Revolutionaries have neither interest in nor concern for the Great Power (in fact imperialist) interests of Russia and China. Nor do we deny the right of the rebels fighting for democracy to ask for and receive weapons and logistical assistance from other imperialist powers (i.e. from US and the EU). As long as these revolutionary movements remain mass popular uprisings rooted in the youth, workers and the oppressed, we support them in their objective of bringing down these dictatorships.

However, we call for all aid and weapons to be taken without accepting or honouring any “strings” and be put under the control of the popular revolutionary forces. We oppose all actions by the US/EU and the UN or Arab League that tend to subordinate these movements to a project of occupying, economically dominating or dictating the post revolutionary regimes. This includes Nato bombing and the sending in of special forces.

We reject totally the view that movements such those as in Libya and Syria should restrict themselves to “peaceful, non-violent actions” or avoid “civil war.” The turn to war is not a choice of tactics but is imposed by the bloody repression of totalitarian regimes. Whoever abandons a revolution when this occurs is no revolutionary but merely a wretched liberal.

Quite the opposite. Once a struggle has assumed forms of civil war or an uprising, the revolution can only succeed, if it arms itself, if it defends its demonstrations and actions with armed militias formed from volunteers and defecting soldiers.

Of course, the mass actions on the streets and in the workplaces, and the attempts to win over the regime’s soldiers, remain critical to victory.
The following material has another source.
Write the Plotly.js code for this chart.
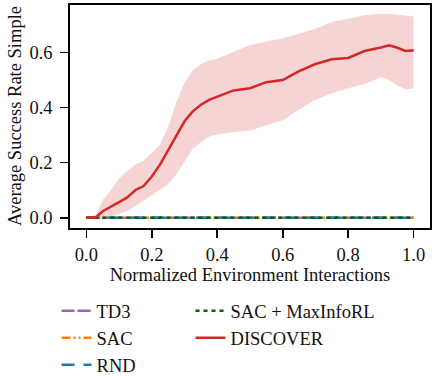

Purely military or guerrilla actions by a minority of self-armed youth, or defectors from the army and police, cannot defeat a still disciplined army equipped with tanks, artillery and aircraft. If the working class in the workshops and factories and the sons of the working class in the army take action, come over to the side of the revolution, then “everything is possible” including a workers’ and peasants’ government, a mighty impulse to creating a socialist United States of the Middle East.